_INFORMATION PROVIDED:_
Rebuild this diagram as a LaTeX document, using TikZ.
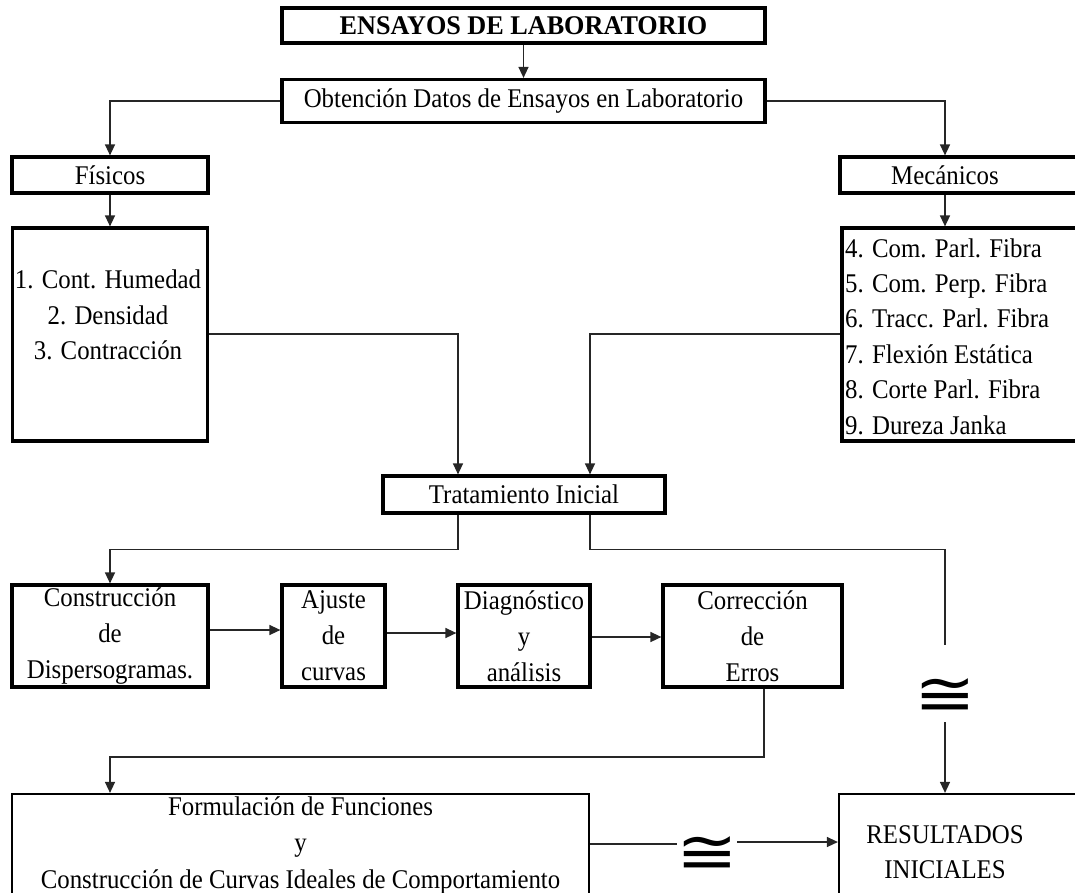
\documentclass[tikz,border=0pt]{standalone}
\usepackage{fontspec}
\setmainfont{Liberation Serif}[FakeStretch=0.92]
\newfontfamily\ensfont{Liberation Serif}[FakeStretch=0.97]
\newfontfamily\congfont{DejaVu Sans}
\usetikzlibrary{arrows.meta}
\begin{document}
\begin{tikzpicture}[x=1pt,y=-1pt,
  box/.style={draw, line width=3.2pt, inner sep=0pt, rectangle, font=\fontsize{27}{36}\selectfont, align=center},
  thinbox/.style={box, line width=2.2pt},
  txt/.style={font=\fontsize{27}{35.4}\selectfont, align=center, inner sep=0pt},
  congsym/.style={font=\fontsize{46}{46}\congfont, inner sep=0pt},
  conn/.style={line width=1.4pt, draw=black!85},
  arr/.style={conn, -{Triangle[length=11pt,width=10pt]}},
]
\useasboundingbox (0,0) rectangle (1075,892);
\clip (0,0) rectangle (1075,892);
% boxes
\node[box, minimum width=483pt, minimum height=35pt, font=\fontsize{27}{30}\ensfont\bfseries] (ens) at (523.5,25.5) {ENSAYOS DE LABORATORIO};
\node[box, minimum width=483pt, minimum height=43pt] (obt) at (523.5,101) {Obtención Datos de Ensayos en Laboratorio};
\node[box, minimum width=196pt, minimum height=36pt] (fis) at (110,175) {Físicos};
\node[box, minimum width=245pt, minimum height=36pt] (mec) at (962.5,175) {};
\node[txt] (mect) at (945,175) {Mecánicos};
\node[box, minimum width=195pt, minimum height=213pt] (fislist) at (110,334.5) {};
\node[txt] (fislistt) at (108,315) {1. Cont. Humedad\\2. Densidad\\3. Contracción};
\node[box, minimum width=243pt, minimum height=213pt] (meclist) at (963.5,334.5) {};
\node[txt, anchor=west, align=left] (meclistt) at (845,336.5) {4. Com. Parl. Fibra\\5. Com. Perp. Fibra\\6. Tracc. Parl. Fibra\\7. Flexión Estática\\8. Corte Parl. Fibra\\9. Dureza Janka};
\node[box, minimum width=282pt, minimum height=37pt] (trat) at (524,494.5) {Tratamiento Inicial};
\node[box, minimum width=196pt, minimum height=102pt] (cons) at (110,636) {Construcción\\de\\Dispersogramas.};
\node[box, minimum width=103pt, minimum height=102pt] (aju) at (333.5,636) {Ajuste\\de\\curvas};
\node[box, minimum width=132pt, minimum height=102pt] (diag) at (524,636) {Diagnóstico\\y\\análisis};
\node[box, minimum width=179pt, minimum height=102pt] (corr) at (752.5,636) {Corrección\\de\\Erros};
\node[thinbox, minimum width=577pt, minimum height=106pt] (form) at (300.5,847) {};
\node[txt, font=\fontsize{27}{36.5}\selectfont] (formt) at (300.5,845) {Formulación de Funciones\\y\\Construcción de Curvas Ideales de Comportamiento};
\node[thinbox, minimum width=246pt, minimum height=106pt] (res) at (962,847) {};
\node[txt] (rest) at (945,852) {RESULTADOS\\INICIALES};
\node[congsym] (cong1) at (945,697) {\scalebox{1.6}[1.35]{≅}};
\node[congsym] (cong2) at (707,855) {\scalebox{1.6}[1.35]{≅}};
\coordinate (c1) at (945,645);
% connectors
\draw[arr] (ens) -- (obt);
\draw[arr] (obt.west) -| (fis.north);
\draw[arr] (obt.east) -| (mect |- mec.north);
\draw[arr] (fis) -- (fislist);
\draw[arr] (mect |- mec.south) -- (mect |- meclist.north);
\draw[arr] (fislist.east |- 0,334) -| ([xshift=-66pt]trat.north);
\draw[arr] (meclist.west |- 0,334) -| ([xshift=66pt]trat.north);
\draw[arr] ([xshift=-66pt]trat.south) -- ++(0,35) -| (cons.north);
\draw[conn] ([xshift=66pt]trat.south) -- ++(0,35) -| (c1);
\draw[arr] (cong1 |- 0,722) -- (res.north -| cong1);
\draw[arr] (cons.east |- 0,630) -- (aju.west |- 0,630);
\draw[arr] (aju.east |- 0,633) -- (diag.west |- 0,633);
\draw[arr] (diag.east |- 0,637) -- (corr.west |- 0,637);
\draw[arr] (corr.south -| 764,0) -- (764,757) -| (fis |- form.north);
\draw[conn] (form.east |- 0,844) -- (677,844);
\draw[arr] (737,842) -- (res.west |- 0,842);
\end{tikzpicture}
\end{document}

_YOUR INSTRUCTIONS:_ Repeat the material above in full and exactly, omitting the pictures.

_RESPONSE TO THE EXERCISE:_
Rebuild this diagram as a LaTeX document, using TikZ.
\documentclass[tikz,border=0pt]{standalone}
\usepackage{fontspec}
\setmainfont{Liberation Serif}[FakeStretch=0.92]
\newfontfamily\ensfont{Liberation Serif}[FakeStretch=0.97]
\newfontfamily\congfont{DejaVu Sans}
\usetikzlibrary{arrows.meta}
\begin{document}
\begin{tikzpicture}[x=1pt,y=-1pt,
  box/.style={draw, line width=3.2pt, inner sep=0pt, rectangle, font=\fontsize{27}{36}\selectfont, align=center},
  thinbox/.style={box, line width=2.2pt},
  txt/.style={font=\fontsize{27}{35.4}\selectfont, align=center, inner sep=0pt},
  congsym/.style={font=\fontsize{46}{46}\congfont, inner sep=0pt},
  conn/.style={line width=1.4pt, draw=black!85},
  arr/.style={conn, -{Triangle[length=11pt,width=10pt]}},
]
\useasboundingbox (0,0) rectangle (1075,892);
\clip (0,0) rectangle (1075,892);
% boxes
\node[box, minimum width=483pt, minimum height=35pt, font=\fontsize{27}{30}\ensfont\bfseries] (ens) at (523.5,25.5) {ENSAYOS DE LABORATORIO};
\node[box, minimum width=483pt, minimum height=43pt] (obt) at (523.5,101) {Obtención Datos de Ensayos en Laboratorio};
\node[box, minimum width=196pt, minimum height=36pt] (fis) at (110,175) {Físicos};
\node[box, minimum width=245pt, minimum height=36pt] (mec) at (962.5,175) {};
\node[txt] (mect) at (945,175) {Mecánicos};
\node[box, minimum width=195pt, minimum height=213pt] (fislist) at (110,334.5) {};
\node[txt] (fislistt) at (108,315) {1. Cont. Humedad\\2. Densidad\\3. Contracción};
\node[box, minimum width=243pt, minimum height=213pt] (meclist) at (963.5,334.5) {};
\node[txt, anchor=west, align=left] (meclistt) at (845,336.5) {4. Com. Parl. Fibra\\5. Com. Perp. Fibra\\6. Tracc. Parl. Fibra\\7. Flexión Estática\\8. Corte Parl. Fibra\\9. Dureza Janka};
\node[box, minimum width=282pt, minimum height=37pt] (trat) at (524,494.5) {Tratamiento Inicial};
\node[box, minimum width=196pt, minimum height=102pt] (cons) at (110,636) {Construcción\\de\\Dispersogramas.};
\node[box, minimum width=103pt, minimum height=102pt] (aju) at (333.5,636) {Ajuste\\de\\curvas};
\node[box, minimum width=132pt, minimum height=102pt] (diag) at (524,636) {Diagnóstico\\y\\análisis};
\node[box, minimum width=179pt, minimum height=102pt] (corr) at (752.5,636) {Corrección\\de\\Erros};
\node[thinbox, minimum width=577pt, minimum height=106pt] (form) at (300.5,847) {};
\node[txt, font=\fontsize{27}{36.5}\selectfont] (formt) at (300.5,845) {Formulación de Funciones\\y\\Construcción de Curvas Ideales de Comportamiento};
\node[thinbox, minimum width=246pt, minimum height=106pt] (res) at (962,847) {};
\node[txt] (rest) at (945,852) {RESULTADOS\\INICIALES};
\node[congsym] (cong1) at (945,697) {\scalebox{1.6}[1.35]{≅}};
\node[congsym] (cong2) at (707,855) {\scalebox{1.6}[1.35]{≅}};
\coordinate (c1) at (945,645);
% connectors
\draw[arr] (ens) -- (obt);
\draw[arr] (obt.west) -| (fis.north);
\draw[arr] (obt.east) -| (mect |- mec.north);
\draw[arr] (fis) -- (fislist);
\draw[arr] (mect |- mec.south) -- (mect |- meclist.north);
\draw[arr] (fislist.east |- 0,334) -| ([xshift=-66pt]trat.north);
\draw[arr] (meclist.west |- 0,334) -| ([xshift=66pt]trat.north);
\draw[arr] ([xshift=-66pt]trat.south) -- ++(0,35) -| (cons.north);
\draw[conn] ([xshift=66pt]trat.south) -- ++(0,35) -| (c1);
\draw[arr] (cong1 |- 0,722) -- (res.north -| cong1);
\draw[arr] (cons.east |- 0,630) -- (aju.west |- 0,630);
\draw[arr] (aju.east |- 0,633) -- (diag.west |- 0,633);
\draw[arr] (diag.east |- 0,637) -- (corr.west |- 0,637);
\draw[arr] (corr.south -| 764,0) -- (764,757) -| (fis |- form.north);
\draw[conn] (form.east |- 0,844) -- (677,844);
\draw[arr] (737,842) -- (res.west |- 0,842);
\end{tikzpicture}
\end{document}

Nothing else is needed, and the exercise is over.